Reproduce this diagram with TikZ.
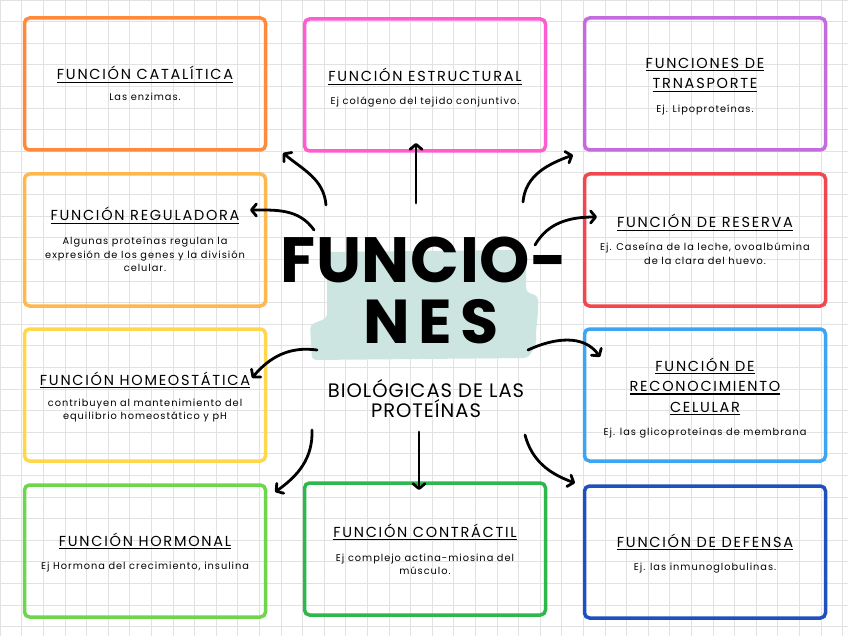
\documentclass[tikz,border=0pt]{standalone}
\usepackage{fontspec}
\setmainfont{Poppins}
\newfontfamily\ttlfont{Poppins}[LetterSpace=12]
\newfontfamily\subfont{Poppins}[LetterSpace=10]
\newfontfamily\biofont{Poppins}[LetterSpace=5]
\newfontfamily\funfont{Poppins}[LetterSpace=1]
\newfontfamily\nesfont{Poppins}[LetterSpace=14]
\usetikzlibrary{arrows.meta}
\definecolor{cCat}{HTML}{FF8A3D}
\definecolor{cEst}{HTML}{FF5CCF}
\definecolor{cTra}{HTML}{C46BE0}
\definecolor{cReg}{HTML}{FFB84D}
\definecolor{cRes}{HTML}{F2474E}
\definecolor{cHom}{HTML}{FFD84A}
\definecolor{cRec}{HTML}{3DA5F4}
\definecolor{cHor}{HTML}{6ED64C}
\definecolor{cCon}{HTML}{2DB84E}
\definecolor{cDef}{HTML}{1E50BE}
\definecolor{cTeal}{HTML}{CCE5E1}
\definecolor{cGrid}{HTML}{E2E2E2}
\newcommand{\myul}[1]{\setbox0\hbox{#1}\rlap{\rule[-3pt]{\wd0}{1.4pt}}\box0}
\tikzset{
  fbox/.style={draw=#1, line width=3.5pt, rounded corners=5pt, minimum width=241pt, minimum height=132pt, inner sep=0pt},
  ttl/.style={font=\ttlfont\fontsize{14.5}{20.5}\selectfont, align=center, inner sep=0pt, anchor=base},
  subt/.style={font=\subfont\fontsize{9.8}{13.5}\selectfont, align=center, inner sep=0pt, anchor=base},
  arr/.style={line width=2.8pt, line cap=round, line join=round, -{Straight Barb[length=5pt,width=12pt,round]}},
}
\begin{document}
\begin{tikzpicture}[x=1pt,y=1pt]
\useasboundingbox (0,0) rectangle (848,-636);
\fill[white] (0,0) rectangle (848,-636);
\draw[cGrid, line width=0.6pt, step=21.6] (0,-636) grid (848,0);

% boxes
\node[fbox=cCat] (cat) at (145,-84) {};
\node[fbox=cEst] (est) at (425,-85) {};
\node[fbox=cTra] (tra) at (705,-84) {};
\node[fbox=cReg] (reg) at (145,-240) {};
\node[fbox=cRes] (res) at (705,-240) {};
\node[fbox=cHom] (hom) at (145,-395) {};
\node[fbox=cRec] (rec) at (705,-395) {};
\node[fbox=cHor] (hor) at (145,-551) {};
\node[fbox=cCon] (con) at (425,-549) {};
\node[fbox=cDef] (def) at (705,-552) {};

% texts (base anchor = baseline of the last line)
\node[ttl] (catT) at (145,-80) {\myul{FUNCIÓN CATALÍTICA}};
\node[subt] (catS) at (145,-101) {Las enzimas.};
\node[ttl] (estT) at (425,-82) {\myul{FUNCIÓN ESTRUCTURAL}};
\node[subt] (estS) at (425,-105) {Ej colágeno del tejido conjuntivo.};
\node[ttl] (traT) at (705,-89) {\myul{FUNCIONES DE}\\\myul{TRNASPORTE}};
\node[subt] (traS) at (705,-113) {Ej. Lipoproteínas.};
\node[ttl] (regT) at (145,-221) {\myul{FUNCIÓN REGULADORA}};
\node[subt, font=\subfont\fontsize{9.8}{13}\selectfont] (regS) at (145,-271) {Algunas proteínas regulan la\\expresión de los genes y la división\\celular.};
\node[ttl] (resT) at (705,-228) {\myul{FUNCIÓN DE RESERVA}};
\node[subt, font=\subfont\fontsize{9.8}{14}\selectfont] (resS) at (705,-265) {Ej. Caseína de la leche, ovoalbúmina\\de la clara del huevo.};
\node[ttl] (homT) at (145,-385) {\myul{FUNCIÓN HOMEOSTÁTICA}};
\node[subt, font=\subfont\fontsize{9.8}{13}\selectfont] (homS) at (145,-419) {contribuyen al mantenimiento del\\equilibrio homeostático y pH};
\node[ttl] (recT) at (705,-412) {\myul{FUNCIÓN DE}\\\myul{RECONOCIMIENTO}\\\myul{CELULAR}};
\node[subt] (recS) at (705,-435) {Ej. las glicoproteínas de membrana};
\node[ttl] (horT) at (145,-546) {\myul{FUNCIÓN HORMONAL}};
\node[subt] (horS) at (145,-569) {Ej Hormona del crecimiento, insulina};
\node[ttl] (conT) at (425,-537) {\myul{FUNCIÓN CONTRÁCTIL}};
\node[subt, font=\subfont\fontsize{9.8}{13}\selectfont] (conS) at (425,-574) {Ej complejo actina-miosina del\\músculo.};
\node[ttl] (defT) at (705,-547) {\myul{FUNCIÓN DE DEFENSA}};
\node[subt] (defS) at (705,-570) {Ej. las inmunoglobulinas.};

% central
\fill[cTeal, rounded corners=4pt] (327,-252) -- (520,-250) -- (526,-258) -- (526,-292) -- (538,-296) -- (538,-312) -- (536,-332) -- (536,-345) -- (528,-358) -- (312,-360) -- (310,-325) -- (327,-318) -- cycle;
\node[font=\funfont\bfseries\fontsize{64}{64}\selectfont, inner sep=0pt, anchor=base] (fun) at (424,-282) {FUNCIO-};
\node[font=\nesfont\bfseries\fontsize{62}{64}\selectfont, inner sep=0pt, anchor=base] (nes) at (431,-343) {NES};
\node[font=\biofont\fontsize{19.5}{20}\selectfont, inner sep=0pt, anchor=base, align=center] (bio) at (426,-417) {BIOLÓGICAS DE LAS\\PROTEÍNAS};

% arrow anchors
\coordinate (s1) at (326,-205); \coordinate (e1) at (283,-153);
\coordinate (s2) at (416,-203); \coordinate (e2) at (416,-143);
\coordinate (s3) at (523,-202); \coordinate (e3) at (573,-155);
\coordinate (s4) at (314,-230); \coordinate (e4) at (250,-210);
\coordinate (s5) at (535,-245); \coordinate (e5) at (597,-217);
\coordinate (s6) at (317,-350); \coordinate (e6) at (252,-378);
\coordinate (s7) at (528,-350); \coordinate (e7) at (600,-357);
\coordinate (s8) at (312,-430); \coordinate (e8) at (275,-492);
\coordinate (s9) at (419,-432); \coordinate (e9) at (419,-490);
\coordinate (s10) at (525,-435); \coordinate (e10) at (575,-483);

\draw[arr] (s1) to[out=95,in=-40] (e1);
\draw[arr] (s2) -- (e2);
\draw[arr] (s3) to[out=85,in=200] (e3);
\draw[arr] (s4) to[out=125,in=0] (e4);
\draw[arr] (s5) to[out=60,in=180] (e5);
\draw[arr] (s6) to[out=172,in=50] (e6);
\draw[arr] (s7) to[out=25,in=125] (e7);
\draw[arr] (s8) to[out=-88,in=35] (e8);
\draw[arr] (s9) -- (e9);
\draw[arr] (s10) to[out=-75,in=160] (e10);
\end{tikzpicture}
\end{document}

------------------------------------------------------------

* Exercise requirements
The data above needs to be retyped exactly, with the images left out.

* Problem solution
Reproduce this diagram with TikZ.
\documentclass[tikz,border=0pt]{standalone}
\usepackage{fontspec}
\setmainfont{Poppins}
\newfontfamily\ttlfont{Poppins}[LetterSpace=12]
\newfontfamily\subfont{Poppins}[LetterSpace=10]
\newfontfamily\biofont{Poppins}[LetterSpace=5]
\newfontfamily\funfont{Poppins}[LetterSpace=1]
\newfontfamily\nesfont{Poppins}[LetterSpace=14]
\usetikzlibrary{arrows.meta}
\definecolor{cCat}{HTML}{FF8A3D}
\definecolor{cEst}{HTML}{FF5CCF}
\definecolor{cTra}{HTML}{C46BE0}
\definecolor{cReg}{HTML}{FFB84D}
\definecolor{cRes}{HTML}{F2474E}
\definecolor{cHom}{HTML}{FFD84A}
\definecolor{cRec}{HTML}{3DA5F4}
\definecolor{cHor}{HTML}{6ED64C}
\definecolor{cCon}{HTML}{2DB84E}
\definecolor{cDef}{HTML}{1E50BE}
\definecolor{cTeal}{HTML}{CCE5E1}
\definecolor{cGrid}{HTML}{E2E2E2}
\newcommand{\myul}[1]{\setbox0\hbox{#1}\rlap{\rule[-3pt]{\wd0}{1.4pt}}\box0}
\tikzset{
  fbox/.style={draw=#1, line width=3.5pt, rounded corners=5pt, minimum width=241pt, minimum height=132pt, inner sep=0pt},
  ttl/.style={font=\ttlfont\fontsize{14.5}{20.5}\selectfont, align=center, inner sep=0pt, anchor=base},
  subt/.style={font=\subfont\fontsize{9.8}{13.5}\selectfont, align=center, inner sep=0pt, anchor=base},
  arr/.style={line width=2.8pt, line cap=round, line join=round, -{Straight Barb[length=5pt,width=12pt,round]}},
}
\begin{document}
\begin{tikzpicture}[x=1pt,y=1pt]
\useasboundingbox (0,0) rectangle (848,-636);
\fill[white] (0,0) rectangle (848,-636);
\draw[cGrid, line width=0.6pt, step=21.6] (0,-636) grid (848,0);

% boxes
\node[fbox=cCat] (cat) at (145,-84) {};
\node[fbox=cEst] (est) at (425,-85) {};
\node[fbox=cTra] (tra) at (705,-84) {};
\node[fbox=cReg] (reg) at (145,-240) {};
\node[fbox=cRes] (res) at (705,-240) {};
\node[fbox=cHom] (hom) at (145,-395) {};
\node[fbox=cRec] (rec) at (705,-395) {};
\node[fbox=cHor] (hor) at (145,-551) {};
\node[fbox=cCon] (con) at (425,-549) {};
\node[fbox=cDef] (def) at (705,-552) {};

% texts (base anchor = baseline of the last line)
\node[ttl] (catT) at (145,-80) {\myul{FUNCIÓN CATALÍTICA}};
\node[subt] (catS) at (145,-101) {Las enzimas.};
\node[ttl] (estT) at (425,-82) {\myul{FUNCIÓN ESTRUCTURAL}};
\node[subt] (estS) at (425,-105) {Ej colágeno del tejido conjuntivo.};
\node[ttl] (traT) at (705,-89) {\myul{FUNCIONES DE}\\\myul{TRNASPORTE}};
\node[subt] (traS) at (705,-113) {Ej. Lipoproteínas.};
\node[ttl] (regT) at (145,-221) {\myul{FUNCIÓN REGULADORA}};
\node[subt, font=\subfont\fontsize{9.8}{13}\selectfont] (regS) at (145,-271) {Algunas proteínas regulan la\\expresión de los genes y la división\\celular.};
\node[ttl] (resT) at (705,-228) {\myul{FUNCIÓN DE RESERVA}};
\node[subt, font=\subfont\fontsize{9.8}{14}\selectfont] (resS) at (705,-265) {Ej. Caseína de la leche, ovoalbúmina\\de la clara del huevo.};
\node[ttl] (homT) at (145,-385) {\myul{FUNCIÓN HOMEOSTÁTICA}};
\node[subt, font=\subfont\fontsize{9.8}{13}\selectfont] (homS) at (145,-419) {contribuyen al mantenimiento del\\equilibrio homeostático y pH};
\node[ttl] (recT) at (705,-412) {\myul{FUNCIÓN DE}\\\myul{RECONOCIMIENTO}\\\myul{CELULAR}};
\node[subt] (recS) at (705,-435) {Ej. las glicoproteínas de membrana};
\node[ttl] (horT) at (145,-546) {\myul{FUNCIÓN HORMONAL}};
\node[subt] (horS) at (145,-569) {Ej Hormona del crecimiento, insulina};
\node[ttl] (conT) at (425,-537) {\myul{FUNCIÓN CONTRÁCTIL}};
\node[subt, font=\subfont\fontsize{9.8}{13}\selectfont] (conS) at (425,-574) {Ej complejo actina-miosina del\\músculo.};
\node[ttl] (defT) at (705,-547) {\myul{FUNCIÓN DE DEFENSA}};
\node[subt] (defS) at (705,-570) {Ej. las inmunoglobulinas.};

% central
\fill[cTeal, rounded corners=4pt] (327,-252) -- (520,-250) -- (526,-258) -- (526,-292) -- (538,-296) -- (538,-312) -- (536,-332) -- (536,-345) -- (528,-358) -- (312,-360) -- (310,-325) -- (327,-318) -- cycle;
\node[font=\funfont\bfseries\fontsize{64}{64}\selectfont, inner sep=0pt, anchor=base] (fun) at (424,-282) {FUNCIO-};
\node[font=\nesfont\bfseries\fontsize{62}{64}\selectfont, inner sep=0pt, anchor=base] (nes) at (431,-343) {NES};
\node[font=\biofont\fontsize{19.5}{20}\selectfont, inner sep=0pt, anchor=base, align=center] (bio) at (426,-417) {BIOLÓGICAS DE LAS\\PROTEÍNAS};

% arrow anchors
\coordinate (s1) at (326,-205); \coordinate (e1) at (283,-153);
\coordinate (s2) at (416,-203); \coordinate (e2) at (416,-143);
\coordinate (s3) at (523,-202); \coordinate (e3) at (573,-155);
\coordinate (s4) at (314,-230); \coordinate (e4) at (250,-210);
\coordinate (s5) at (535,-245); \coordinate (e5) at (597,-217);
\coordinate (s6) at (317,-350); \coordinate (e6) at (252,-378);
\coordinate (s7) at (528,-350); \coordinate (e7) at (600,-357);
\coordinate (s8) at (312,-430); \coordinate (e8) at (275,-492);
\coordinate (s9) at (419,-432); \coordinate (e9) at (419,-490);
\coordinate (s10) at (525,-435); \coordinate (e10) at (575,-483);

\draw[arr] (s1) to[out=95,in=-40] (e1);
\draw[arr] (s2) -- (e2);
\draw[arr] (s3) to[out=85,in=200] (e3);
\draw[arr] (s4) to[out=125,in=0] (e4);
\draw[arr] (s5) to[out=60,in=180] (e5);
\draw[arr] (s6) to[out=172,in=50] (e6);
\draw[arr] (s7) to[out=25,in=125] (e7);
\draw[arr] (s8) to[out=-88,in=35] (e8);
\draw[arr] (s9) -- (e9);
\draw[arr] (s10) to[out=-75,in=160] (e10);
\end{tikzpicture}
\end{document}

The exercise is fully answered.